[START]
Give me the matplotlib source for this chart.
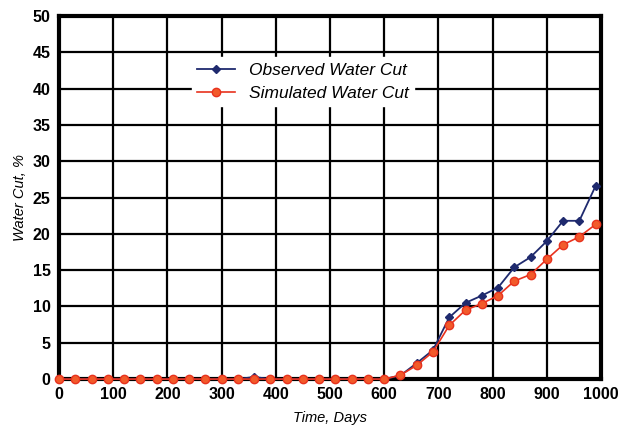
import numpy as np
import matplotlib
matplotlib.use("Agg")
import matplotlib.pyplot as plt

# time axis, every 30 days
days = list(range(0, 1000, 30))

# water cut readings, %
observed = [0, 0, 0, 0, 0, 0, 0, 0, 0, 0, 0, 0, 0.3, 0, 0, 0, 0, 0, 0, 0, 0,
            0.5, 2.2, 4.0, 8.5, 10.5, 11.5, 12.6, 15.4, 16.8, 19.0, 21.8, 21.8, 26.6]
simulated = [0, 0, 0, 0, 0, 0, 0, 0, 0, 0, 0, 0, 0, 0, 0, 0, 0, 0, 0, 0, 0,
             0.55, 1.9, 3.75, 7.4, 9.5, 10.4, 11.5, 13.5, 14.4, 16.5, 18.5, 19.6, 21.3]

xticks = np.arange(0, 1001, 100)
yticks = np.arange(0, 51, 5)

plt.rcParams['font.family'] = ['Liberation Sans', 'DejaVu Sans']

fig = plt.figure(figsize=(6.18, 4.46), dpi=100)
ax = fig.add_axes([0.0955, 0.150, 0.877, 0.814])

ax.plot(days, observed, color="#1f2a6e", lw=1.3, marker="D", ms=4,
        label="Observed Water Cut", zorder=3, clip_on=False)
ax.plot(days, simulated, color="#e8321e", lw=1.2, marker="o", ms=6,
        mfc="#f25a2a", mec="#e8321e", label="Simulated Water Cut", zorder=4,
        clip_on=False)

ax.set_xlim(0, 1000)
ax.set_ylim(0, 50)
ax.set_xticks(xticks)
ax.set_yticks(yticks)
ax.grid(True, color="black", lw=1.6)
ax.set_axisbelow(True)
for s in ax.spines.values():
    s.set_linewidth(3)
ax.tick_params(length=0, pad=6, labelsize=11.5)
for lab in ax.get_xticklabels() + ax.get_yticklabels():
    lab.set_fontweight("bold")

ax.set_xlabel("Time, Days", style="italic", fontsize=10.5, labelpad=6)
ax.set_ylabel("Water Cut, %", style="italic", fontsize=10.5, labelpad=4)

leg = ax.legend(loc="upper center", bbox_to_anchor=(0.45, 0.91), frameon=True,
                fontsize=12.5, handlelength=2.2, borderpad=0.3, labelspacing=0.45,
                fancybox=False)
leg.get_frame().set_edgecolor("white")
leg.get_frame().set_facecolor("white")
leg.get_frame().set_alpha(1)
for t in leg.get_texts():
    t.set_style("italic")

plt.savefig("out.png", dpi=100)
[END]
- **WHAT IS ASKED**: Skip every picture and transcribe the data above exactly.

- **EXERCISE SOLUTION**:
Give me the matplotlib source for this chart.
import numpy as np
import matplotlib
matplotlib.use("Agg")
import matplotlib.pyplot as plt

# time axis, every 30 days
days = list(range(0, 1000, 30))

# water cut readings, %
observed = [0, 0, 0, 0, 0, 0, 0, 0, 0, 0, 0, 0, 0.3, 0, 0, 0, 0, 0, 0, 0, 0,
            0.5, 2.2, 4.0, 8.5, 10.5, 11.5, 12.6, 15.4, 16.8, 19.0, 21.8, 21.8, 26.6]
simulated = [0, 0, 0, 0, 0, 0, 0, 0, 0, 0, 0, 0, 0, 0, 0, 0, 0, 0, 0, 0, 0,
             0.55, 1.9, 3.75, 7.4, 9.5, 10.4, 11.5, 13.5, 14.4, 16.5, 18.5, 19.6, 21.3]

xticks = np.arange(0, 1001, 100)
yticks = np.arange(0, 51, 5)

plt.rcParams['font.family'] = ['Liberation Sans', 'DejaVu Sans']

fig = plt.figure(figsize=(6.18, 4.46), dpi=100)
ax = fig.add_axes([0.0955, 0.150, 0.877, 0.814])

ax.plot(days, observed, color="#1f2a6e", lw=1.3, marker="D", ms=4,
        label="Observed Water Cut", zorder=3, clip_on=False)
ax.plot(days, simulated, color="#e8321e", lw=1.2, marker="o", ms=6,
        mfc="#f25a2a", mec="#e8321e", label="Simulated Water Cut", zorder=4,
        clip_on=False)

ax.set_xlim(0, 1000)
ax.set_ylim(0, 50)
ax.set_xticks(xticks)
ax.set_yticks(yticks)
ax.grid(True, color="black", lw=1.6)
ax.set_axisbelow(True)
for s in ax.spines.values():
    s.set_linewidth(3)
ax.tick_params(length=0, pad=6, labelsize=11.5)
for lab in ax.get_xticklabels() + ax.get_yticklabels():
    lab.set_fontweight("bold")

ax.set_xlabel("Time, Days", style="italic", fontsize=10.5, labelpad=6)
ax.set_ylabel("Water Cut, %", style="italic", fontsize=10.5, labelpad=4)

leg = ax.legend(loc="upper center", bbox_to_anchor=(0.45, 0.91), frameon=True,
                fontsize=12.5, handlelength=2.2, borderpad=0.3, labelspacing=0.45,
                fancybox=False)
leg.get_frame().set_edgecolor("white")
leg.get_frame().set_facecolor("white")
leg.get_frame().set_alpha(1)
for t in leg.get_texts():
    t.set_style("italic")

plt.savefig("out.png", dpi=100)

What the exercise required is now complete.